Linux Market Needs More Talent
The Linux Foundation today announced a free Linux training Webinar series and an expanded set of courses and course locations for its existing training program. There is no coincidence that this shortly follows the Foundation’s recent jobs board announcement.
Linux is experiencing significant growth in every category of computing. The new products and systems based on Linux you see announced every day will be deployed for a very long time. A shortage of qualified people to support this ecosystem could potentially slow Linux growth.
In order to keep Linux growing at its current record pace, the Linux Foundation and its members have made a strategic decision to address this increase in demand for Linux professionals with programs such as the jobs board, the new training offerings and, as always, its fellowship program.
The jobs board, announced just two weeks ago, connects job seekers and employers by providing an important online forum on Linux.com. Anyone can find the best and brightest Linux talent or the ideal job opportunity.
The Linux Training program goes deeper. It brings in the Linux community’s most highly regarded technical leadership to deliver education about Linux that can’t be accessed anywhere else. How do you get involved with the Linux development process? How do you use Git? Where can you get more information on Linux performance tuning? The free Linux Training Webinar Series answers all these questions and many more.
The fellowship program employs the best and brightest Linux talent in order to allow them to focus on important development work while gaining valuable experience for their next move. Ted Ts’o is the latest example of a Linux Foundation fellow who spent two years contributing to the Linux Standard Base and has recently landed a new position at Google.

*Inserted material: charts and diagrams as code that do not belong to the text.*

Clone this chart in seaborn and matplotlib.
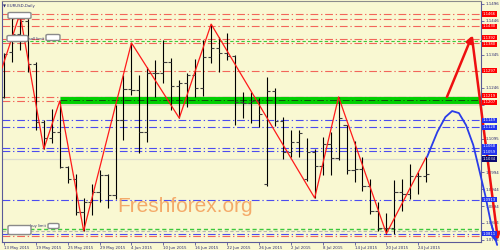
import matplotlib
matplotlib.use("Agg")
import matplotlib.pyplot as plt
import matplotlib.transforms as mtrans
from matplotlib.patches import FancyBboxPatch
import numpy as np
import pandas as pd
import seaborn as sns

# ------------------------------------------------------------------ data
date_labels = ["13 May 2015", "19 May 2015", "25 May 2015", "29 May 2015",
               "4 Jun 2015", "10 Jun 2015", "16 Jun 2015", "22 Jun 2015",
               "26 Jun 2015", "2 Jul 2015", "8 Jul 2015", "14 Jul 2015",
               "20 Jul 2015", "24 Jul 2015"]
date_label_bars = [0, 4, 8, 12, 16, 20, 24, 28, 32, 36, 40, 44, 48, 52]

opens = [1.1218, 1.1353, 1.1408, 1.1446, 1.1316, 1.1143, 1.1097, 1.1115, 1.1010, 1.0976,
         1.0875, 1.0905, 1.0935, 1.0986, 1.0927, 1.1150, 1.1243, 1.1240, 1.1115, 1.1290,
         1.1290, 1.1323, 1.1252, 1.1262, 1.1283, 1.1245, 1.1338, 1.1365, 1.1350, 1.1340,
         1.1204, 1.1200, 1.1208, 1.0960, 1.1236, 1.1147, 1.1055, 1.1085, 1.0975, 1.1055,
         1.1014, 1.1079, 1.1037, 1.1135, 1.1000, 1.1003, 1.0955, 1.0878, 1.0830, 1.0828,
         1.0935, 1.0930, 1.0982, 1.0984]
highs = [1.1351, 1.1457, 1.1467, 1.1450, 1.1323, 1.1150, 1.1183, 1.1207, 1.1013, 1.0990,
         1.0918, 1.0960, 1.1000, 1.0990, 1.1195, 1.1285, 1.1380, 1.1284, 1.1308, 1.1330,
         1.1389, 1.1335, 1.1270, 1.1290, 1.1332, 1.1389, 1.1436, 1.1398, 1.1410, 1.1344,
         1.1234, 1.1234, 1.1216, 1.1278, 1.1246, 1.1160, 1.1121, 1.1121, 1.1097, 1.1065,
         1.1100, 1.1115, 1.1219, 1.1135, 1.1088, 1.1040, 1.0975, 1.0906, 1.0872, 1.0972,
         1.0975, 1.1020, 1.0996, 1.1040]
lows = [1.1217, 1.1323, 1.1360, 1.1292, 1.1121, 1.1064, 1.1082, 1.1007, 1.0963, 1.0866,
        1.0820, 1.0868, 1.0905, 1.0888, 1.0915, 1.1090, 1.1225, 1.1052, 1.1085, 1.1218,
        1.1260, 1.1180, 1.1156, 1.1190, 1.1220, 1.1222, 1.1320, 1.1293, 1.1330, 1.1135,
        1.1156, 1.1140, 1.1130, 1.0955, 1.1133, 1.1035, 1.1040, 1.1040, 1.0968, 1.0918,
        1.0985, 1.0986, 1.1030, 1.0990, 1.0966, 1.0940, 1.0870, 1.0820, 1.0812, 1.0812,
        1.0878, 1.0915, 1.0930, 1.0966]
closes = [1.1347, 1.1408, 1.1446, 1.1316, 1.1143, 1.1097, 1.1115, 1.1010, 1.0976, 1.0875,
          1.0905, 1.0935, 1.0986, 1.0927, 1.1150, 1.1243, 1.1240, 1.1115, 1.1290, 1.1290,
          1.1323, 1.1252, 1.1262, 1.1283, 1.1245, 1.1338, 1.1365, 1.1350, 1.1340, 1.1204,
          1.1200, 1.1208, 1.1168, 1.1236, 1.1146, 1.1055, 1.1085, 1.1112, 1.1055, 1.1014,
          1.1079, 1.1037, 1.1155, 1.1000, 1.1003, 1.0955, 1.0878, 1.0830, 1.0828, 1.0935,
          1.0930, 1.0982, 1.0984, 1.0990]

zigzag_bar = [-0.25, 2, 5, 7, 10, 16, 22, 26, 39, 42, 48, 53]
zigzag_price = [1.1305, 1.1467, 1.1064, 1.1207, 1.0820, 1.1380, 1.1156, 1.1436,
                1.0918, 1.1219, 1.0812, 1.1040]

forecast_bar = [53.1, 54.4, 55.4, 56.25, 57.1, 58.0, 58.9, 59.6, 60.4, 61.1, 61.9]
forecast_price = [1.1040, 1.1115, 1.1159, 1.1177, 1.1171, 1.1135, 1.1076, 1.1007,
                  1.0927, 1.0846, 1.0778]

arrow_up_bar = [55.6, 58.75]
arrow_up_price = [1.1219, 1.1401]
arrow_down_bar = [58.75, 62.0]
arrow_down_price = [1.1395, 1.0793]

red_levels = [1.1466, 1.1452, 1.1430, 1.1392, 1.1380, 1.1297, 1.1219, 1.1207, 1.0806]
red_level_boxed = [True, False, True, True, True, True, True, True, False]
green_levels = [1.1386, 1.0826]
blue_levels = [1.1149, 1.1128, 1.1068, 1.1059, 1.0913, 1.0811]
blue_level_boxed = [True, True, True, True, True, True]
grey_levels = [1.0820]
bid_level = 1.1034
support_level = 1.1210
support_start_bar = 7

axis_ticks = [1.1496, 1.1446, 1.1395, 1.1345, 1.1295, 1.1246, 1.1196, 1.1145,
              1.1095, 1.1044, 1.0994, 1.0944, 1.0894, 1.0844, 1.0794]

# ------------------------------------------------------------------ style
W, H = 500, 250
BG = "#F9F8D2"
RED = "#FF1A1A"
LRED = "#F2665A"
BLUE = "#4C4CF0"
GREEN = "#3CC83C"
AXC = "#5A5A98"
TXT = "#2A2A70"

sns.set_theme(style="white")
plt.rcParams["font.family"] = ["DejaVu Sans"]

fig = plt.figure(figsize=(W / 100, H / 100), dpi=100, facecolor=BG)
ax = fig.add_axes([2 / W, 8 / H, 479 / W, 241 / H])
ax.set_facecolor(BG)
ax.set_xlim(-0.25, 59.875)
ax.set_ylim(1.07868, 1.15049)

dd = (0, (7, 2.5, 1.2, 2.5))
for p in red_levels:
    ax.axhline(p, color=LRED, lw=0.8, ls=dd, zorder=1)
for p in blue_levels:
    ax.axhline(p, color=BLUE, lw=0.8, ls=dd, zorder=1)
ax.axhline(green_levels[0], color=GREEN, lw=0.8, ls=(0, (3, 2)), zorder=1)
ax.axhline(green_levels[1], color=GREEN, lw=1.0, ls=(0, (3, 2)), zorder=1)
for p in grey_levels:
    ax.axhline(p, color="#B8B8B0", lw=0.8, ls=(0, (3, 2)), zorder=1)
ax.axhline(bid_level, color="#DCDCD0", lw=0.9, zorder=1)

# support band
xe = ax.get_xlim()[1]
ax.plot([support_start_bar, xe], [support_level - 0.0004] * 2, color="#9A9A80",
        lw=7, alpha=0.25, solid_capstyle="butt", zorder=2)
ax.plot([support_start_bar, xe], [support_level] * 2, color="#00D000",
        lw=5, solid_capstyle="butt", zorder=2)
ax.plot([support_start_bar, xe], [support_level] * 2, color="#105010",
        lw=0.7, ls=dd, zorder=2)

# OHLC bars
idx = np.arange(len(opens))
ax.vlines(idx, lows, highs, color="black", lw=0.8, zorder=3)
ax.hlines(opens, idx - 0.4, idx, color="#404040", lw=0.8, zorder=3)
ax.hlines(closes, idx, idx + 0.4, color="#404040", lw=0.8, zorder=3)

# zigzag
zz = pd.DataFrame({"bar": zigzag_bar, "price": zigzag_price})
sns.lineplot(data=zz, x="bar", y="price", ax=ax, color=RED, lw=0.9,
             sort=False, estimator=None, zorder=4)

# forecast curve
fc = pd.DataFrame({"bar": forecast_bar, "price": forecast_price})
sns.lineplot(data=fc, x="bar", y="price", ax=ax, color="#2A3CE8", lw=1.3,
             sort=False, estimator=None, zorder=5)
ax.lines[-1].set_clip_on(False)
ax.annotate("", xy=(forecast_bar[-1], forecast_price[-1]),
            xytext=(forecast_bar[-2], forecast_price[-2]),
            arrowprops=dict(arrowstyle="-|>", color="#2A3CE8", lw=1.2,
                            mutation_scale=9), annotation_clip=False, zorder=5)

# red arrows
for bx, py in ((arrow_up_bar, arrow_up_price), (arrow_down_bar, arrow_down_price)):
    ax.annotate("", xy=(bx[1], py[1]), xytext=(bx[0], py[0]),
                arrowprops=dict(arrowstyle="-|>", color="#EE1010", lw=1.8,
                                mutation_scale=9, shrinkA=0, shrinkB=0),
                annotation_clip=False, zorder=6)

# axes
ax.set_xlabel("")
ax.set_ylabel("")
for s in ("left", "right", "bottom"):
    ax.spines[s].set_color(AXC)
    ax.spines[s].set_linewidth(0.8)
    ax.spines[s].set_visible(True)
ax.spines["top"].set_color("#8C8C8C")
ax.spines["top"].set_linewidth(0.8)
ax.spines["top"].set_visible(True)

ax.set_xticks(date_label_bars)
ax.set_xticklabels(date_labels, fontsize=2.8, color=TXT, ha="left")
ax.tick_params(axis="x", bottom=True, length=2, width=0.6, color=AXC, pad=0.8,
               direction="out")

# price boxes: collect boxed levels, hide plain tick labels hidden behind them
boxed = ([(p, "#FF0000") for p, b in zip(red_levels, red_level_boxed) if b] +
         [(p, "#2233EE") for p, b in zip(blue_levels, blue_level_boxed) if b] +
         [(bid_level, "#0A0A70")])
ax.yaxis.tick_right()
ax.set_yticks(axis_ticks)
tick_txt = []
for v in axis_ticks:
    hidden = any(abs(v - p) < 0.0013 for p, _ in boxed)
    tick_txt.append("" if hidden else f"{v:.4f}")
ax.set_yticklabels(tick_txt, fontsize=2.9, color=TXT)
ax.tick_params(axis="y", right=True, left=False, length=2, width=0.6, color=AXC,
               pad=1, direction="out")
ax.grid(False)

tr = mtrans.blended_transform_factory(ax.transAxes, ax.transData)
boxed_sorted = sorted(boxed, key=lambda t: -t[0])
for i, (p, col) in enumerate(boxed_sorted):
    # nudge pairs that sit very close so they stack like the reference
    off = 0.0
    if i > 0 and boxed_sorted[i - 1][0] - p < 0.0014:
        off = -0.0004
    if i < len(boxed_sorted) - 1 and p - boxed_sorted[i + 1][0] < 0.0014:
        off = 0.0004
    ax.text(1.004, p + off, f"{p:.4f}", transform=tr, ha="left", va="center",
            fontsize=2.7, color="white", zorder=10 + i, clip_on=False,
            bbox=dict(boxstyle="square,pad=0.15", fc=col, ec="none"))

# title
fig.text(3 / W, 1 - 6 / H, "\u25BC EURUSD,Daily", fontsize=2.8, color=TXT,
         va="center", ha="left")

# order label boxes (top-left and bottom-left)
def label_box(x0, y0, x1, y1):
    p = FancyBboxPatch((x0 / W, 1 - y1 / H), (x1 - x0) / W, (y1 - y0) / H,
                       boxstyle="round,pad=0.002,rounding_size=0.004",
                       fc="white", ec="#8A8A8A", lw=1.0,
                       transform=fig.transFigure, zorder=20)
    fig.patches.append(p)
label_box(9, 13, 30, 18)
label_box(8, 36, 27, 41)
label_box(47, 35, 59, 40)
label_box(9, 226, 30, 234)
label_box(49, 224, 58, 228)
fig.text(29 / W, 1 - 38.5 / H, "sell limit", fontsize=2.6, color=TXT, va="center")
fig.text(30 / W, 1 - 226 / H, "buy limit", fontsize=2.6, color=TXT, va="center")

# watermark
fig.text(117 / W, 1 - 212 / H, "Freshforex.org", fontsize=15, color="#F4A25E",
         alpha=0.9, family=["Liberation Sans", "DejaVu Sans"], va="baseline",
         ha="left", zorder=15)

fig.savefig("out.png", dpi=100, facecolor=BG)
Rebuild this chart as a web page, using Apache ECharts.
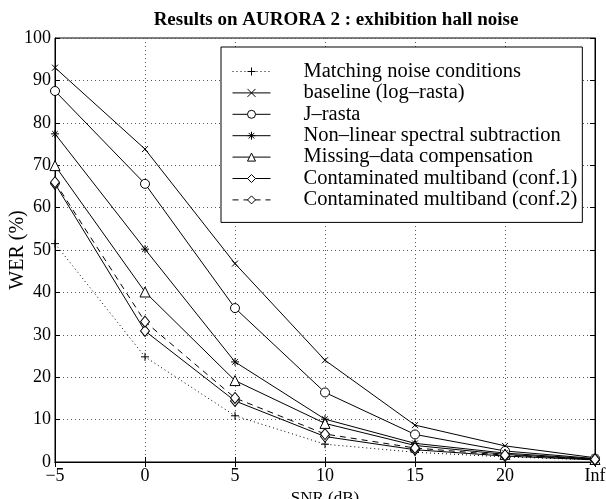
<!DOCTYPE html>
<html>
<head>
<meta charset="utf-8">
<script src="https://cdn.jsdelivr.net/npm/echarts@6/dist/echarts.min.js"></script>
<style>
  html, body { margin: 0; padding: 0; background: #fff; }
  #chart { width: 606px; height: 499px; }
</style>
</head>
<body>
<div id="chart"></div>
<script>
// x categories (SNR in dB)
const snr = ['\u22125', '0', '5', '10', '15', '20', 'Inf'];
const yTicks = [0, 10, 20, 30, 40, 50, 60, 70, 80, 90, 100];

// WER (%) per system
const matching = [51.5, 24.8, 10.9, 4.2, 2.3, 1.2, 0.5];
const baseline = [93.0, 73.8, 46.8, 24.0, 8.7, 3.8, 1.0];
const jrasta   = [87.5, 65.6, 36.3, 16.4, 6.5, 2.6, 0.8];
const nlss     = [77.4, 50.2, 23.6, 10.1, 4.4, 2.1, 0.7];
const mdc      = [69.9, 40.1, 19.2, 9.1, 3.9, 1.8, 0.6];
const cm1      = [65.6, 30.9, 14.4, 6.0, 2.9, 1.4, 0.5];
const cm2      = [66.0, 33.1, 15.1, 6.6, 3.3, 1.6, 0.6];

const names = [
  'Matching noise conditions',
  'baseline (log\u2013rasta)',
  'J\u2013rasta',
  'Non\u2013linear spectral subtraction',
  'Missing\u2013data compensation',
  'Contaminated multiband (conf.1)',
  'Contaminated multiband (conf.2)'
];

const PLUS = 'path://M5,0L5,10M0,5L10,5';
const CROSS = 'path://M0,0L10,10M10,0L0,10';
const STAR = 'path://M5,0L5,10M0,5L10,5M1.5,1.5L8.5,8.5M8.5,1.5L1.5,8.5';
const font = 'Liberation Serif';

function mk(name, data, symbol, size, lineType) {
  return {
    name: name,
    type: 'line',
    data: data,
    symbol: symbol,
    symbolSize: size,
    showAllSymbol: true,
    lineStyle: { color: '#000', width: 1, type: lineType || 'solid' },
    itemStyle: { color: symbol.indexOf('path') === 0 ? 'none' : '#fff', borderColor: '#000', borderWidth: 1 },
    emphasis: { disabled: true },
    animation: false,
    z: 3
  };
}

const chart = echarts.init(document.getElementById('chart'));
chart.setOption({
  animation: false,
  backgroundColor: '#fff',
  title: {
    text: 'Results on AURORA 2 : exhibition hall noise',
    left: 331, textAlign: 'center', top: 6,
    textStyle: { fontFamily: font, fontSize: 19, fontWeight: 'bold', color: '#000' }
  },
  grid: { left: 55, right: 11, top: 38, bottom: 37, show: true, borderColor: '#000', borderWidth: 1,
    outerBoundsMode: 'none' },
  legend: {
    left: 221, top: 47,
    orient: 'vertical',
    backgroundColor: '#fff',
    borderColor: '#000', borderWidth: 1,
    padding: [14, 5, 12, 11],
    itemWidth: 38, itemHeight: 10, itemGap: 0.4,
    lineStyle: { width: 1 },
    itemStyle: { borderWidth: 1 },
    textStyle: { fontFamily: font, fontSize: 20.5, lineHeight: 21, color: '#000', padding: [0, 0, 0, 28] },
    selectedMode: false,
    data: names
  },
  xAxis: [{
    type: 'category', data: snr, boundaryGap: false,
    name: 'SNR (dB)', nameLocation: 'middle', nameGap: 28, nameMoveOverlap: false,
    nameTextStyle: { fontFamily: font, fontSize: 17, color: '#000' },
    axisLine: { lineStyle: { color: '#000', width: 1 } },
    axisTick: { inside: true, length: 5, lineStyle: { color: '#000' } },
    axisLabel: { fontFamily: font, fontSize: 18, color: '#000', margin: 5 },
    splitLine: { show: true, lineStyle: { color: '#555', type: [1, 3], width: 1 } }
  }, {
    type: 'category', data: snr, boundaryGap: false, position: 'top',
    axisLine: { lineStyle: { color: '#000' } },
    axisTick: { inside: true, length: 5, lineStyle: { color: '#000' } },
    axisLabel: { show: false }, splitLine: { show: false }
  }],
  yAxis: [{
    type: 'value', min: 0, max: 100, interval: 10,
    name: 'WER (%)', nameLocation: 'middle', nameGap: 27, nameMoveOverlap: false,
    nameTextStyle: { fontFamily: font, fontSize: 20, color: '#000' },
    axisLine: { show: true, lineStyle: { color: '#000' } },
    axisTick: { show: true, inside: true, length: 5, lineStyle: { color: '#000' } },
    axisLabel: { fontFamily: font, fontSize: 18, color: '#000', margin: 4,
      formatter: v => yTicks.indexOf(v) >= 0 ? String(v) : '' },
    splitLine: { show: true, lineStyle: { color: '#555', type: [1, 3], width: 1 } }
  }, {
    type: 'value', min: 0, max: 100, interval: 10, position: 'right',
    axisLine: { show: true, lineStyle: { color: '#000' } },
    axisTick: { show: true, inside: true, length: 5, lineStyle: { color: '#000' } },
    axisLabel: { show: false }, splitLine: { show: false }
  }],
  series: [
    mk(names[0], matching, PLUS, 8, [1, 3]),
    mk(names[1], baseline, CROSS, 6),
    mk(names[2], jrasta, 'circle', 9),
    mk(names[3], nlss, STAR, 8),
    mk(names[4], mdc, 'triangle', 10),
    mk(names[5], cm1, 'diamond', [9, 11]),
    mk(names[6], cm2, 'diamond', [9, 11], [6, 5])
  ]
});
</script>
</body>
</html>
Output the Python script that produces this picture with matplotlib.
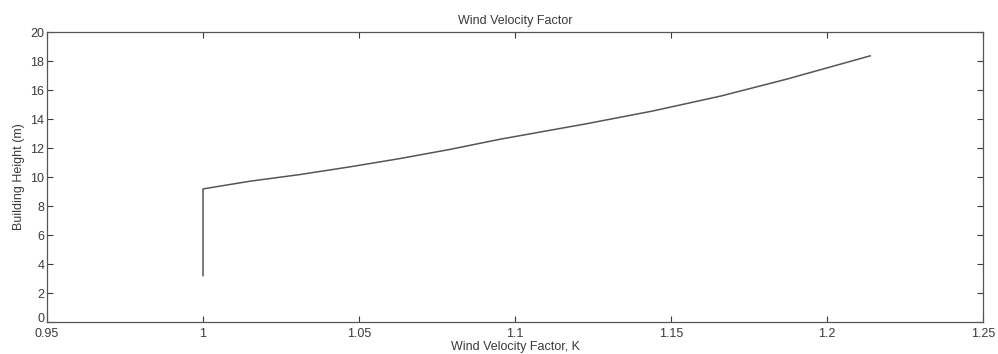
import matplotlib.pyplot as plt

# wind velocity factor K against building height
k_values = [1.0, 1.0, 1.015, 1.031, 1.047, 1.063, 1.079, 1.095,
            1.123, 1.144, 1.166, 1.187, 1.2138]
heights = [3.2, 9.18, 9.71, 10.17, 10.7, 11.27, 11.9, 12.6,
           13.68, 14.55, 15.59, 16.75, 18.36]

x_ticks = [0.95, 1.0, 1.05, 1.1, 1.15, 1.2, 1.25]
x_tick_labels = ["0.95", "1", "1.05", "1.1", "1.15", "1.2", "1.25"]
y_ticks = list(range(0, 21, 2))

plt.rcParams['font.family'] = ['Liberation Sans', 'DejaVu Sans']
ink = '#3a3a3a'

fig = plt.figure(figsize=(9.98, 3.54), dpi=100)
ax = fig.add_axes([0.0471, 0.0904, 0.938, 0.819])

ax.plot(k_values, heights, color='#555555', linewidth=1.1)

ax.set_xlim(0.95, 1.25)
ax.set_ylim(0, 20)
ax.set_xticks(x_ticks)
ax.set_xticklabels(x_tick_labels)
ax.set_yticks(y_ticks)

ax.tick_params(direction='in', top=True, right=True, length=4, width=0.8,
               colors=ink, labelsize=9)
ax.tick_params(axis='x', pad=4)
ax.tick_params(axis='y', pad=2)
# sit the "0" on the axis line so it clears the 0.95 label
ax.get_yticklabels()[0].set_va('baseline')

for s in ax.spines.values():
    s.set_color('#555555')
    s.set_linewidth(0.9)

ax.set_title("Wind Velocity Factor", fontsize=9, color=ink, pad=6)
ax.set_xlabel("Wind Velocity Factor, K", fontsize=9, color=ink, labelpad=1)
ax.set_ylabel("Building Height (m)", fontsize=9, color=ink, labelpad=4)

fig.savefig("out.png", dpi=100)
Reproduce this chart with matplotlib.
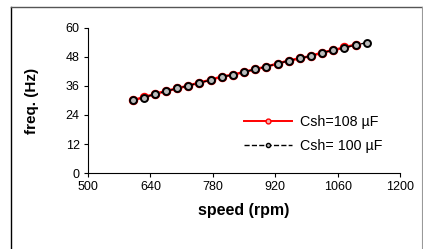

Red Hat, Novell, Canonical and LPI each offer important training programs, but these are still are not enough to keep up with the growing market demand for Linux talent. The Linux Foundation’s is unique in its ability to provide classes direct from the source, the developers working on Linux today. It’s also a vendor-neutral forum and offers coursework that isn’t tailored towards any one distribution or vendor; rather, the classes are focused on increasing Linux skills that can be applied across any employer or vendor.
The demand for Linux related talent is not a short-term trend and, based on recent data, is counter to current unemployment rates. Investing in this area addresses both a short-term need for talent and a long- term need for innovative and creative people at the top of their game.